Spinal Cord Injury clinical trials at University of California Health

Chronic pain affects 1 in 4 US adults, and many cases are resistant to almost any treatment. Deep brain stimulation (DBS) holds promise as a new option for patients suffering from treatment-resistant chronic pain, but traditional approaches target only brain regions involved in one aspect of the pain experience and provide continuous 24/7 brain stimulation which may lose effect over time. By developing new technology that targets multiple, complimentary brain regions in an adaptive fashion, the investigators will test a new therapy for chronic pain that has potential for better, more enduring analgesia.

Test the feasibility of using electrocorticography (ECoG) signals to control complex devices for motor and speech control in adults severely affected by neurological disorders.

This study will provide nutrition counseling via FaceTime on an iPad to persons with traumatic spinal cord injury (SCI) who are overweight or obese and are at least one-year post-injury. Nutrition counseling may help participants to develop eating behaviors that match the participants' needs and help improve heart health. The purpose of this project is to decrease the risk of complications like obesity, high cholesterol, or diabetes, and explore associations between bowel and bladder function and nutrition. This study will require 3 in person visits that are about 3 months apart. The total length of the study is about 6 months and includes 3 months of telenutrition counseling.

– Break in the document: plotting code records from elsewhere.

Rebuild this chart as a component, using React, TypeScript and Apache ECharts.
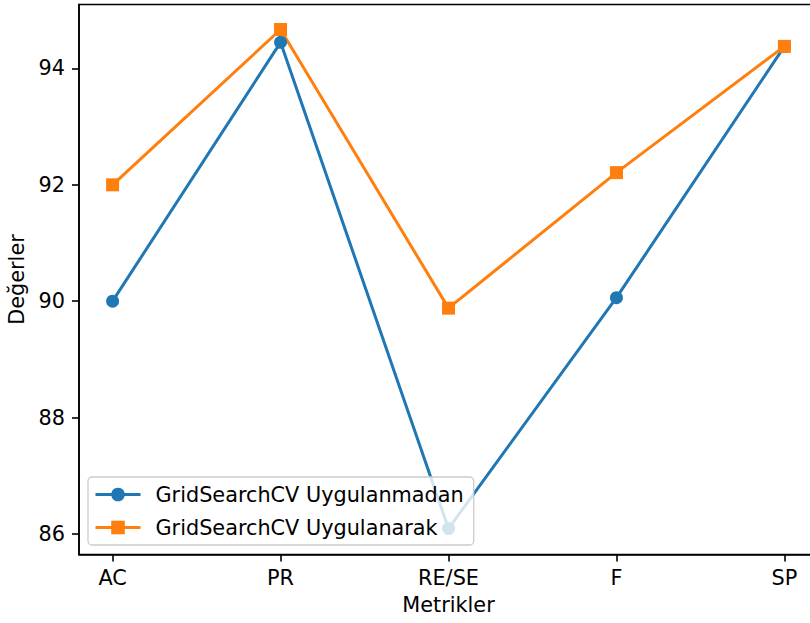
import React, { useEffect, useRef } from "react";
import * as echarts from "echarts";

const categories = ["AC", "PR", "RE/SE", "F", "SP"];
const seriesNames = ["GridSearchCV Uygulanmadan", "GridSearchCV Uygulanarak"];
const withoutValues = [90.0, 94.45, 86.09, 90.06, 94.38];
const withValues = [92.0, 94.67, 89.88, 92.21, 94.38];
const yTicks = [86, 88, 90, 92, 94];

const FONT = "DejaVu Sans";
const FS = 20.8;

export default function App() {
  const ref = useRef<HTMLDivElement>(null);
  useEffect(() => {
    const chart = echarts.init(ref.current!, null, { renderer: "svg" });
    const toPairs = (arr: number[]) => arr.map((v, i) => [i, v]);
    chart.setOption({
      animation: false,
      backgroundColor: "#ffffff",
      textStyle: { fontFamily: FONT },
      grid: {
        left: 79,
        top: 4.5,
        width: 739,
        height: 550,
        containLabel: false,
        outerBoundsMode: "none",
        show: true,
        borderColor: "#000",
        borderWidth: 1.6,
        backgroundColor: "transparent",
      },
      legend: {
        orient: "vertical",
        left: 88,
        top: 477,
        padding: [6, 10, 6, 6],
        itemGap: 10,
        itemWidth: 45,
        itemHeight: 17,
        backgroundColor: "rgba(255,255,255,0.8)",
        borderColor: "#cccccc",
        borderWidth: 1.3,
        borderRadius: 4,
        lineStyle: { width: 3 },
        textStyle: {
          fontFamily: FONT,
          fontSize: FS,
          color: "#000",
          lineHeight: 23,
          padding: [0, 0, 0, 10],
        },
        data: seriesNames,
      },
      xAxis: {
        type: "value",
        min: -0.2,
        max: 4.2,
        name: "Metrikler",
        nameLocation: "middle",
        nameGap: 40,
        nameTextStyle: { fontFamily: FONT, fontSize: FS, color: "#000" },
        axisLine: { onZero: false, lineStyle: { color: "#000", width: 1.6 } },
        axisTick: {
          show: true,
          length: 7,
          lineStyle: { color: "#000", width: 1.6 },
          customValues: categories.map((_, i) => i),
        },
        axisLabel: {
          fontFamily: FONT,
          fontSize: FS,
          color: "#000",
          margin: 13,
          customValues: categories.map((_, i) => i),
          formatter: (v: number) => categories[Math.round(v)] ?? "",
        },
        splitLine: { show: false },
      },
      yAxis: {
        type: "value",
        min: 85.645,
        max: 95.1,
        name: "Değerler",
        nameLocation: "middle",
        nameGap: 52,
        nameTextStyle: { fontFamily: FONT, fontSize: FS, color: "#000" },
        axisLine: { show: true, onZero: false, lineStyle: { color: "#000", width: 1.6 } },
        axisTick: {
          show: true,
          length: 7,
          lineStyle: { color: "#000", width: 1.6 },
          customValues: yTicks,
        },
        axisLabel: {
          fontFamily: FONT,
          fontSize: FS,
          color: "#000",
          margin: 14,
          customValues: yTicks,
          formatter: (v: number) => String(Math.round(v)),
        },
        splitLine: { show: false },
      },
      series: [
        {
          name: seriesNames[0],
          type: "line",
          data: toPairs(withoutValues),
          symbol: "circle",
          symbolSize: 13,
          lineStyle: { color: "#1f77b4", width: 3 },
          itemStyle: { color: "#1f77b4" },
          emphasis: { disabled: true },
        },
        {
          name: seriesNames[1],
          type: "line",
          data: toPairs(withValues),
          symbol: "rect",
          symbolSize: 13,
          lineStyle: { color: "#ff7f0e", width: 3 },
          itemStyle: { color: "#ff7f0e" },
          emphasis: { disabled: true },
        },
      ],
    });
    return () => chart.dispose();
  }, []);
  return (
    <div
      ref={ref}
      style={{ position: "fixed", left: 0, top: 0, width: 810, height: 623 }}
    />
  );
}
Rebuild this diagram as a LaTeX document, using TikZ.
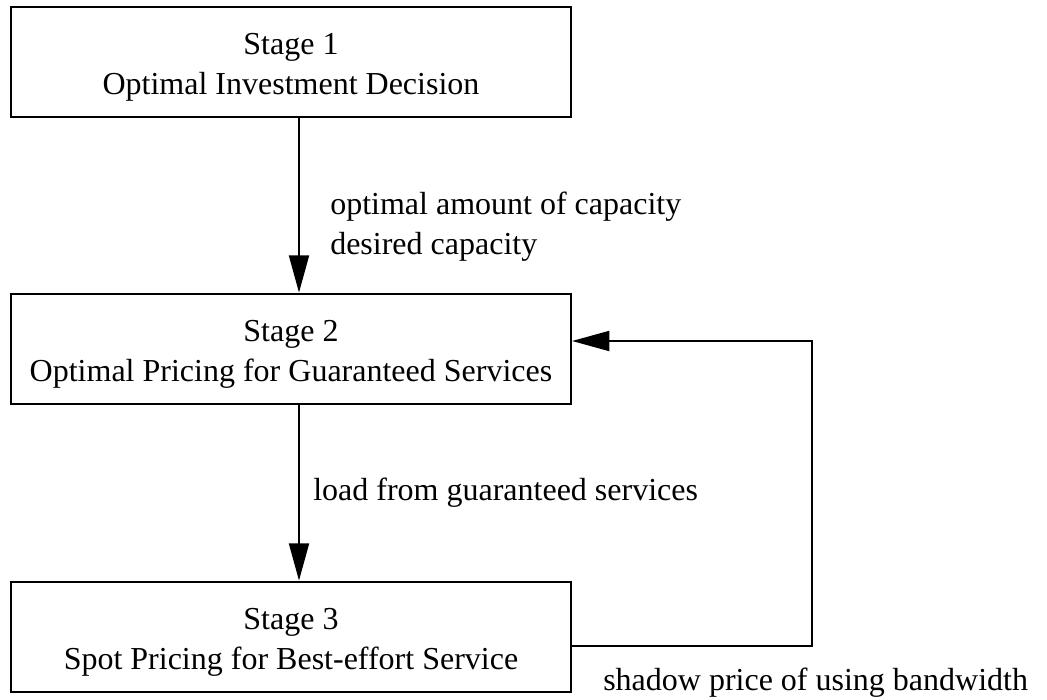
\documentclass[tikz,border=0pt]{standalone}
\usepackage{fontspec}
\setmainfont{Liberation Serif}
\usetikzlibrary{arrows.meta,positioning}

\begin{document}
\begin{tikzpicture}[x=0.75pt,y=-0.75pt,
  font=\fontsize{24}{30}\selectfont,
  stagebox/.style={draw, line width=1.6pt, minimum width=420pt,
                   minimum height=83pt, inner sep=0pt},
  stagetext/.style={align=center, inner sep=0pt},
  flow/.style={line width=1.6pt, -{Triangle[length=28pt,width=15pt]}}]
  \useasboundingbox (0,0) rectangle (1047,700);
  % the three stages
  \node[stagebox] (stage1) at (291,62) {};
  \node[stagebox] (stage2) at (291,349) {};
  \node[stagebox] (stage3) at (291,637) {};
  \node[stagetext] (stage1txt) at ([yshift=-3.75pt]stage1.center) {Stage 1\\Optimal Investment Decision};
  \node[stagetext] (stage2txt) at ([yshift=-3.75pt]stage2.center) {Stage 2\\Optimal Pricing for Guaranteed Services};
  \node[stagetext] (stage3txt) at ([yshift=-3.75pt]stage3.center) {Stage 3\\Spot Pricing for Best-effort Service};

  \draw[flow] ([xshift=6pt]stage1.south) -- ([xshift=6pt]stage2.north);
  \draw[flow] ([xshift=6pt]stage2.south) -- ([xshift=6pt]stage3.north);

  % feedback from stage 3 back to stage 2
  \coordinate (loopR) at (812,341);
  \draw[flow] ([yshift=-6.75pt]stage3.east) -| (loopR) -- (stage2.east |- loopR);

  \node[anchor=west, align=left, inner sep=0pt] (capLbl) at (330,227)
    {optimal amount of capacity\\desired capacity};
  \node[anchor=base west, inner sep=0pt] (loadLbl) at (313,500) {load from guaranteed services};
  \node[anchor=base west, inner sep=0pt] (priceLbl) at (603,690) {shadow price of using bandwidth};
\end{tikzpicture}
\end{document}
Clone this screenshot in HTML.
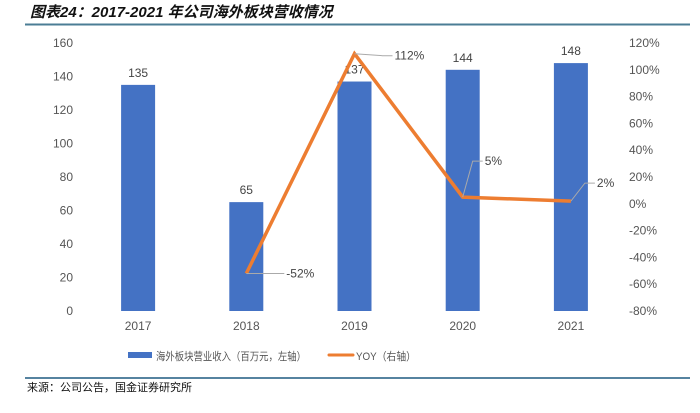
<!DOCTYPE html>
<html><head><meta charset="utf-8"><style>
body{margin:0;background:#fff;width:700px;height:408px;overflow:hidden;font-family:"Liberation Sans","Noto Sans CJK SC",sans-serif}
</style></head><body>
<svg width="700" height="408" xmlns="http://www.w3.org/2000/svg">
<text x="30" y="17" font-size="15" font-weight="bold" font-style="italic" fill="#111" font-family="Liberation Sans, Noto Sans CJK SC, sans-serif">图表24：2017-2021 年公司海外板块营收情况</text>
<line x1="25" y1="24.5" x2="690" y2="24.5" stroke="#4b7d95" stroke-width="2"/>
<g id="plot"></g>
<g>
<rect x="128" y="352" width="24" height="6" fill="#4472c4"/>
<text x="156" y="360" font-size="11" fill="#555" textLength="150" lengthAdjust="spacingAndGlyphs">海外板块营业收入（百万元，左轴）</text>
<line x1="329" y1="355" x2="353" y2="355" stroke="#ed7d31" stroke-width="3" stroke-linecap="round"/>
<text x="356" y="360" font-size="11" fill="#555" textLength="60" lengthAdjust="spacingAndGlyphs">YOY（右轴）</text>
</g>
<line x1="25" y1="378" x2="690" y2="378" stroke="#1f5a80" stroke-width="1.5"/>
<text x="27" y="391" font-size="11" fill="#111">来源：公司公告，国金证券研究所</text>
</svg>
<script>
const categories=["2017","2018","2019","2020","2021"];
const revenue=[135,65,137,144,148];
const yoy=[null,-52,112,5,2];
const yoyLabels=["","-52%","112%","5%","2%"];
const leftTicks=[0,20,40,60,80,100,120,140,160];
const rightTicks=[-80,-60,-40,-20,0,20,40,60,80,100,120];
const NS="http://www.w3.org/2000/svg";
const g=document.getElementById("plot");
const top0=43,bot0=311,x0=84,step=108.2;
const yL=v=>bot0-(v/160)*(bot0-top0);
const yR=v=>bot0-((v+80)/200)*(bot0-top0);
const xC=i=>x0+step*(i+0.5);
function mk(t,a){const e=document.createElementNS(NS,t);for(const k in a)e.setAttribute(k,a[k]);g.appendChild(e);return e;}
leftTicks.forEach(v=>{const t=mk("text",{x:73,y:yL(v)+4,"font-size":12,fill:"#555","text-anchor":"end"});t.textContent=v;

});
rightTicks.forEach(v=>{const t=mk("text",{x:629,y:yR(v)+4,"font-size":12,fill:"#555"});t.textContent=v+"%";

});
categories.forEach((c,i)=>{
const b=mk("rect",{x:xC(i)-17,y:yL(revenue[i]),width:34,height:bot0-yL(revenue[i]),fill:"#4472c4"});


const l=mk("text",{x:xC(i),y:yL(revenue[i])-8,"font-size":12,fill:"#444","text-anchor":"middle"});l.textContent=revenue[i];


const x=mk("text",{x:xC(i),y:330,"font-size":12,fill:"#555","text-anchor":"middle"});x.textContent=c;


});
let pts=[];yoy.forEach((v,i)=>{if(v!==null)pts.push([xC(i),yR(v)]);});
const pl=mk("polyline",{points:pts.map(p=>p.join(",")).join(" "),fill:"none",stroke:"#ed7d31","stroke-width":3.5,"stroke-linejoin":"miter"});


const offs=[null,[28,0],[28,2],[10,-36],[14,-18]];
yoy.forEach((v,i)=>{if(v===null)return;const px=xC(i),py=yR(v),o=offs[i];
const ll=mk("polyline",{points:`${px},${py} ${px+o[0]},${py+o[1]} ${px+o[0]+10},${py+o[1]}`,fill:"none",stroke:"#aaa","stroke-width":1});


const t=mk("text",{x:px+o[0]+12,y:py+o[1]+4,"font-size":12,fill:"#444"});t.textContent=yoyLabels[i];


});
</script>
</body></html>
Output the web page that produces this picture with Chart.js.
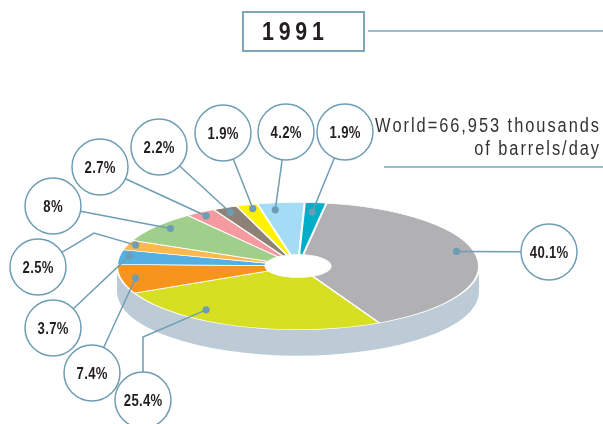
<!DOCTYPE html>
<html>
<head>
<meta charset="utf-8">
<script src="https://cdn.jsdelivr.net/npm/chart.js@4.4.1/dist/chart.umd.min.js"></script>
<style>
  html, body { margin: 0; padding: 0; background: #ffffff; }
  #c { display: block; }
</style>
</head>
<body>
<canvas id="c" width="603" height="424"></canvas>
<script>
// ---- data ----
const title = '1991';
const worldLine1 = 'World=66,953 thousands';
const worldLine2 = 'of barrels/day';
const categories = ['Slice 1', 'Slice 2', 'Slice 3', 'Slice 4', 'Slice 5', 'Slice 6', 'Slice 7', 'Slice 8', 'Slice 9', 'Slice 10', 'Slice 11'];
const shares = [40.1, 25.4, 7.4, 3.7, 2.5, 8, 2.7, 2.2, 1.9, 4.2, 1.9];
const shareLabels = ['40.1%', '25.4%', '7.4%', '3.7%', '2.5%', '8%', '2.7%', '2.2%', '1.9%', '4.2%', '1.9%'];
const sliceColors = ['#b1b1b4', '#d6df22', '#f7941d', '#55b0e2', '#fdb94e', '#9fcf8a', '#f49aa0', '#8d8275', '#fff200', '#a5dcf5', '#00aec8'];

// ---- callout layout (annotation placement, not data) ----
const dotAngleFrac = [0.46, 0.69, 0.5, 0.64, 0.59, 0.56, 0.47, 0.47, 0.63, 0.32, 0.46];
const dotRadiusFrac = [0.905, 0.855, 0.917, 0.945, 0.955, 0.918, 0.935, 0.92, 0.935, 0.89, 0.85];
const bubbleCenters = [[549, 252], [143, 400], [92, 373], [53, 328], [38, 267], [53, 206], [100, 167], [159, 147], [223, 133], [286, 132], [345, 132]];
const bubbleElbows = [null, [143, 337], null, null, [94, 233], null, null, null, null, null, null];

const SQUASH = 0.352;
const CENTER_Y = 266;
const DEPTH = 26;
const LINE_COLOR = '#6e9db4';
const FONT = '"Liberation Sans", Arimo, Arial, sans-serif';
const NARROW_X = 0.82; // emulate a condensed face

function project(arc, angle, r) {
  return [arc.x + r * Math.cos(angle), CENTER_Y + r * Math.sin(angle) * SQUASH];
}

// draw text char by char, horizontally condensed, with letter spacing
function drawSpaced(ctx, text, x, y, font, align, spacing, color) {
  ctx.save();
  ctx.font = font;
  ctx.fillStyle = color;
  ctx.textAlign = 'left';
  const widths = [...text].map(ch => ctx.measureText(ch).width * NARROW_X);
  const total = widths.reduce((a, b) => a + b, 0) + spacing * (text.length - 1);
  let start = align === 'right' ? x - total : align === 'center' ? x - total / 2 : x;
  [...text].forEach((ch, i) => {
    ctx.save();
    ctx.translate(start, y);
    ctx.scale(NARROW_X, 1);
    ctx.fillText(ch, 0, 0);
    ctx.restore();
    start += widths[i] + spacing;
  });
  ctx.restore();
  return total;
}
function naturalWidth(ctx, text, font) {
  ctx.save();
  ctx.font = font;
  const w = [...text].reduce((a, ch) => a + ctx.measureText(ch).width * NARROW_X, 0);
  ctx.restore();
  return w;
}

const tiltPlugin = {
  id: 'tilt',
  beforeDatasetsDraw(chart) {
    const ctx = chart.ctx;
    const arc = chart.getDatasetMeta(0).data[0];
    const cx = arc.x, rx = arc.outerRadius, ry = arc.outerRadius * SQUASH;
    ctx.save();
    ctx.beginPath();
    ctx.moveTo(cx + rx, CENTER_Y);
    ctx.lineTo(cx + rx, CENTER_Y + DEPTH);
    ctx.ellipse(cx, CENTER_Y + DEPTH, rx, ry, 0, 0, Math.PI, false);
    ctx.lineTo(cx - rx, CENTER_Y);
    ctx.ellipse(cx, CENTER_Y, rx, ry, 0, Math.PI, 0, true);
    ctx.closePath();
    ctx.fillStyle = '#bccbd6';
    ctx.fill();
    ctx.restore();
    ctx.save();
    ctx.translate(0, CENTER_Y);
    ctx.scale(1, SQUASH);
    ctx.translate(0, -arc.y);
  },
  afterDatasetsDraw(chart) {
    chart.ctx.restore();
  }
};

const calloutPlugin = {
  id: 'callouts',
  afterDraw(chart) {
    const ctx = chart.ctx;
    const arcs = chart.getDatasetMeta(0).data;
    const R = 28;
    const dots = arcs.map((arc, i) => {
      const a = arc.startAngle + dotAngleFrac[i] * (arc.endAngle - arc.startAngle);
      return project(arc, a, arc.outerRadius * dotRadiusFrac[i]);
    });
    ctx.save();
    ctx.strokeStyle = LINE_COLOR;
    ctx.lineWidth = 1.5;
    arcs.forEach((arc, i) => {
      const pts = [dots[i]];
      if (bubbleElbows[i]) pts.push(bubbleElbows[i]);
      const last = pts[pts.length - 1];
      const [bx, by] = bubbleCenters[i];
      const dx = last[0] - bx, dy = last[1] - by;
      const d = Math.hypot(dx, dy) || 1;
      pts.push([bx + dx / d * R, by + dy / d * R]);
      ctx.beginPath();
      ctx.moveTo(pts[0][0], pts[0][1]);
      for (let k = 1; k < pts.length; k++) ctx.lineTo(pts[k][0], pts[k][1]);
      ctx.stroke();
    });
    arcs.forEach((arc, i) => {
      const [bx, by] = bubbleCenters[i];
      ctx.beginPath();
      ctx.arc(bx, by, R, 0, Math.PI * 2);
      ctx.fillStyle = '#ffffff';
      ctx.fill();
      ctx.lineWidth = 1.5;
      ctx.strokeStyle = LINE_COLOR;
      ctx.stroke();
      ctx.textBaseline = 'alphabetic';
      drawSpaced(ctx, shareLabels[i], bx, by + 6, 'bold 16px ' + FONT, 'center', 0.3, '#231f20');
    });
    dots.forEach(([x, y]) => {
      ctx.beginPath();
      ctx.arc(x, y, 3.6, 0, Math.PI * 2);
      ctx.fillStyle = '#6d9db4';
      ctx.fill();
    });

    // title box
    ctx.lineWidth = 2;
    ctx.strokeStyle = '#7fa6b8';
    ctx.strokeRect(243, 12, 121, 39);
    ctx.beginPath();
    ctx.moveTo(368, 31);
    ctx.lineTo(603, 31);
    ctx.lineWidth = 1.5;
    ctx.strokeStyle = '#7aa7bd';
    ctx.stroke();
    ctx.textBaseline = 'alphabetic';
    drawSpaced(ctx, title, 262, 40, 'bold 26px ' + FONT, 'left', 4.8, '#231f20');

    // world total
    const wFont = '20px ' + FONT;
    const nat = naturalWidth(ctx, worldLine1, wFont);
    const sp = Math.max(0, (224 - nat) / (worldLine1.length - 1));
    drawSpaced(ctx, worldLine1, 599, 132, wFont, 'right', sp, '#333333');
    drawSpaced(ctx, worldLine2, 599, 155, wFont, 'right', sp, '#333333');
    ctx.beginPath();
    ctx.moveTo(384, 167);
    ctx.lineTo(603, 167);
    ctx.lineWidth = 2;
    ctx.strokeStyle = '#9dbccb';
    ctx.stroke();
    ctx.restore();
  }
};

new Chart(document.getElementById('c').getContext('2d'), {
  type: 'doughnut',
  data: {
    labels: categories,
    datasets: [{
      data: shares,
      backgroundColor: sliceColors,
      borderColor: '#ffffff',
      borderWidth: 2
    }]
  },
  options: {
    responsive: false,
    animation: false,
    events: [],
    rotation: 9,
    cutout: '18%',
    layout: { padding: { left: 116, right: 123, top: 0, bottom: 0 } },
    plugins: { legend: { display: false }, tooltip: { enabled: false } }
  },
  plugins: [tiltPlugin, calloutPlugin]
});
</script>
</body>
</html>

Chronic neuropathic pain is defined as pain caused by a lesion or disease of the somatosensory nervous system. It is highly prevalent, debilitating, and challenging to treat. Current available treatments have low efficacy, high side effect burden, and are prone to misuse and dependence. Emerging evidence suggests that the transition from acute to chronic neuropathic pain is associated with reorganization of central brain circuits involved in pain processing. Repetitive transcranial magnetic stimulation (rTMS) is a promising alternative treatment that uses focused magnetic pulses to non-invasively modulate brain activity, a strategy that can potentially circumvent the adverse effects of available treatments for pain. RTMS is FDA-approved for the treatment of major depressive disorder, obsessive-compulsive disorder, and migraine, and has been shown to reduce pain scores when applied to the contralateral motor cortex (M1). However, available studies of rTMS for chronic neuropathic pain typically show variable and often short-lived benefits, and many aspects of optimal treatment remain unknown, including ideal rTMS stimulation parameters, duration of treatment, and relationship to the underlying pain etiology. Here the investigators propose to evaluate the efficacy of high frequency rTMS to M1, the region with most evidence of benefit in chronic neuropathic pain, and to use functional magnetic resonance imaging (fMRI) to identify alternative rTMS targets for participants that do not respond to stimulation at M1. The central aim is to evaluate the pain relieving efficacy of multi-session high-frequency M1 TMS for pain. In secondary exploratory analyses, the investigator propose to investigate patient characteristic that are predictive of responsive to M1 rTMS and identify viable alternative stimulation targets in non-responders to M1 rTMS.

A multicenter, international, prospective, observational case series patient cohort with incomplete cervical SCI without instability will be enrolled to obtain information and data that could inform the feasibility of administering a set of additional core and optional outcome assessments in cervical SCI patients to capture the aspects of neurologic impairment. Baseline, intraoperative, and postoperative characteristics, including demographics, injury details, treatment details, neurological assessments, gait and balance assessments and upper extremity assessments, will be recorded for adult patients.